Backers of DR-CAFTA say its potential benefits far outweigh the negative criticism. Within 10 years, it is estimated 36,000 jobs will be created in Florida, generating $1.2-billion in personal income, according to the U.S. Chamber of Commerce. The state's economic output is predicted to grow by $5.1-billion within nine years.
If DR-CAFTA is not passed, the consequences will be dire, supporters say.
"I think Floridians have cause to worry," said Abberger, head of Florida operations for the commercial real estate firm Trammel Crow. Unless Florida cements its trade relationship with DR-CAFTA countries, "we'll lose jobs as China and other countries take over these markets," he said.
The DR-CAFTA countries collectively make up the world's largest market for Florida exports, accounting for 20 percent of the state's cargo trade. Some 55 percent of U.S. trade with Central America, plus 45 percent of Caribbean trade, moves through Florida ports.
If DR-CAFTA is passed, trade with those countries at the Port of Tampa is calculated to double over the next 10 years, according to the U.S. Chamber of Commerce study. Exports are dominated by fertilizers. Companies in the Tampa Bay area also conduct trade through other ports in a wide variety of goods, from automobiles to frozen poultry and fishing nets.
But Abberger admits that backers of DR-CAFTA have had a hard time drumming up support. Opponents of free trade have been more effective in getting their message across to elected representatives. "In our conversations, they tell us they hear 20 negative voices for every positive one," he said.
Free trade also faces other, larger political hurdles. FTAA negotiations are way behind schedule and snarled in seemingly intractable differences.
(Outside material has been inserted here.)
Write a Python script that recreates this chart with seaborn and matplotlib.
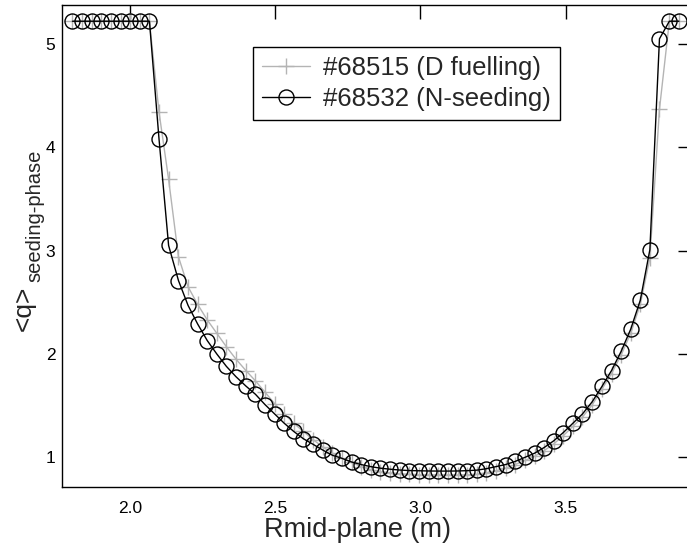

South American countries with large agricultural interests, such as Brazil and Argentina, are demanding the United States do away with protectionist farm subsidies.
The rallying cry of Florida's business leaders for free trade may be a case of too little, too late.
"It just shows you how out of touch they are with this thing," said John Price, president of Infoamericas, a Miami market research firm. "FTAA has been dead for more than a year."